Property from an East Coast Private Collection

A Princess Standing on a Small Gold Plinth, India / Mughal or Northern Deccan, Late 17th - early 18th century

Estimate

6,000 - 12,000 USD

Lot Details

Description

opaque watercolor and gold pigments on paper mounted on blue album folio with scrolling foliate designs

 

Image: 6⅞ by 3⅝ in., 17.5 by 9.2 cm

Folio: 15¾ by 10½ in., 40 by 26.7 cm

Sotheby's London, 22nd April 2015, lot 155.

Prahlad Bubbar, London.

This refined album folio depicts a standing female figure - perhaps a flesh and blood princess or an idealized celestial beauty - standing nearly naked at her toilette - her damp black hair falling in wavy curls. Depicted against a deep black ground that lends the composition a nocturnal sense of intimacy with a band of evening sky above. The figure stands in an elegant contrapposto on a small gilded wooden platform (chowki), her head gracefully inclined and her gaze averted in an expression of pensive reverie.

 

She is draped in an orange dupatta (shawl) that cascades from her head to her feet, the vivid pigment burnished in subtle gradations to suggest the fall of cloth across her figure. A transparent pleated night-skirt wafts at her ankles. Delicate jewelry: armbands, pearl choker necklace and earrings signify her courtly rank. Pink blossoms are scattered at her feet - a poetic device often employed in Mughal and Deccani painting to evoke the garden setting so beloved in Persian-influenced poetic verse.

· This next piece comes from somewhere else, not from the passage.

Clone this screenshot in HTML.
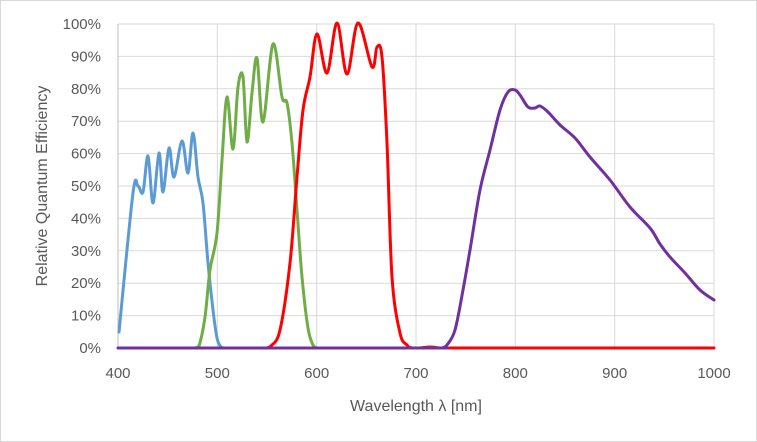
<!DOCTYPE html>
<html><head><meta charset="utf-8"><style>
body{margin:0;background:#fff}
svg{display:block}
text{font-family:"Liberation Sans",sans-serif;fill:#595959}
</style></head><body>
<svg id="s" width="757" height="442" viewBox="0 0 757 442">
<rect x="0.5" y="0.5" width="756" height="441" fill="#fff" stroke="#d9d9d9"/>
<g stroke="#d9d9d9" stroke-width="1">
<line x1="118" y1="24" x2="714" y2="24"/><line x1="118" y1="56.4" x2="714" y2="56.4"/><line x1="118" y1="88.8" x2="714" y2="88.8"/><line x1="118" y1="121.2" x2="714" y2="121.2"/><line x1="118" y1="153.6" x2="714" y2="153.6"/><line x1="118" y1="186" x2="714" y2="186"/><line x1="118" y1="218.4" x2="714" y2="218.4"/><line x1="118" y1="250.8" x2="714" y2="250.8"/><line x1="118" y1="283.2" x2="714" y2="283.2"/><line x1="118" y1="315.6" x2="714" y2="315.6"/>
<line x1="217.3" y1="24" x2="217.3" y2="348"/><line x1="316.7" y1="24" x2="316.7" y2="348"/><line x1="416" y1="24" x2="416" y2="348"/><line x1="515.3" y1="24" x2="515.3" y2="348"/><line x1="614.7" y1="24" x2="614.7" y2="348"/><line x1="714" y1="24" x2="714" y2="348"/>
<line x1="118" y1="24" x2="118" y2="348" stroke="#bfbfbf"/>
<line x1="118" y1="348" x2="714" y2="348" stroke="#bfbfbf"/>
</g>
<g font-size="15" text-anchor="end">
<text x="101" y="29">100%</text><text x="101" y="61.4">90%</text><text x="101" y="93.8">80%</text><text x="101" y="126.2">70%</text><text x="101" y="158.6">60%</text><text x="101" y="191">50%</text><text x="101" y="223.4">40%</text><text x="101" y="255.8">30%</text><text x="101" y="288.2">20%</text><text x="101" y="320.6">10%</text><text x="101" y="353">0%</text>
</g>
<g font-size="15" text-anchor="middle">
<text x="118" y="378">400</text><text x="217.3" y="378">500</text><text x="316.7" y="378">600</text><text x="416" y="378">700</text><text x="515.3" y="378">800</text><text x="614.7" y="378">900</text><text x="714" y="378">1000</text>
<text x="416" y="411" font-size="16">Wavelength λ [nm]</text>
<text transform="translate(47,186) rotate(-90)" font-size="16">Relative Quantum Efficiency</text>
</g>
<g id="c" fill="none" stroke-width="3" stroke-linejoin="round" stroke-linecap="round"></g>
</svg>
<script>
var S=[
["#5b9bd5",[[119,332],[133,193],[138,186],[143,192],[148,156],[153,203],[159,153],[163,192],[169,148],[174,177],[182,141],[188,173],[193,133],[198,177],[203,203],[208,263],[213,310],[217,338],[221,347],[224,348],[226,348]]],
["#70ad47",[[192,348],[195,348],[199,346],[205,317],[210,270],[217,233],[222,160],[227,97],[233,149],[238,87],[243,77],[247,142],[252,93],[257,58],[263,122],[273,44],[282,97],[287,103],[292,143],[297,210],[302,277],[308,328],[313,345],[317,348],[320,348]]],
["#ff0000",[[262,348],[266,348],[271,346],[280,330],[290,263],[297,177],[303,110],[310,77],[317,34],[327,73],[337,23],[347,74],[358,23],[372,67],[377,47],[382,57],[387,143],[392,277],[400,333],[407,345],[412,348],[420,348],[430,347],[440,348],[450,348]]],
["#7030a0",[[118,348],[438,348],[442,348],[447,345],[455,330],[463,290],[470,250],[480,190],[490,150],[500,110],[508,92],[515,90],[520,95],[528,107],[535,108],[540,106],[548,112],[560,125],[575,138],[590,157],[610,180],[630,207],[650,228],[660,244],[670,257],[685,273],[700,290],[714,300]]],
["#ff0000",[[450,348],[714,348]]]
];
var g=document.getElementById('c');
S.forEach(function(s){var col=s[0],p=s[1],d='M'+p[0][0]+','+p[0][1];
for(var i=0;i<p.length-1;i++){var p0=p[Math.max(0,i-1)],p1=p[i],p2=p[i+1],p3=p[Math.min(p.length-1,i+2)];
var c1=[p1[0]+(p2[0]-p0[0])/6,Math.min(348,p1[1]+(p2[1]-p0[1])/6)],c2=[p2[0]-(p3[0]-p1[0])/6,Math.min(348,p2[1]-(p3[1]-p1[1])/6)];
d+=' C'+c1+' '+c2+' '+p2;}
var e=document.createElementNS('http://www.w3.org/2000/svg','path');e.setAttribute('d',d);e.setAttribute('stroke',col);g.appendChild(e);});
</script>
</body></html>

Her portrait is set within an orange and gold inner border mounted within a sumptuous royal blue album (muraqqa) page and finely decorated with inter-twining gold and polychrome floral arabesques.  The chrysanthemums, marigolds, and hybrid blossoms all rendered with naturalistic delicacy.  As a charming detail two fluttering orange and gold designs seem to delicately animate the border in the upper and lower right margins.  

 

The work was perhaps produced for an imperial or higher ranking princely patron.  The quality of the border illumination appears consistent with the manner of Mughal and Northern Deccani workshop production after the reign of Aurangzeb - or his later successors.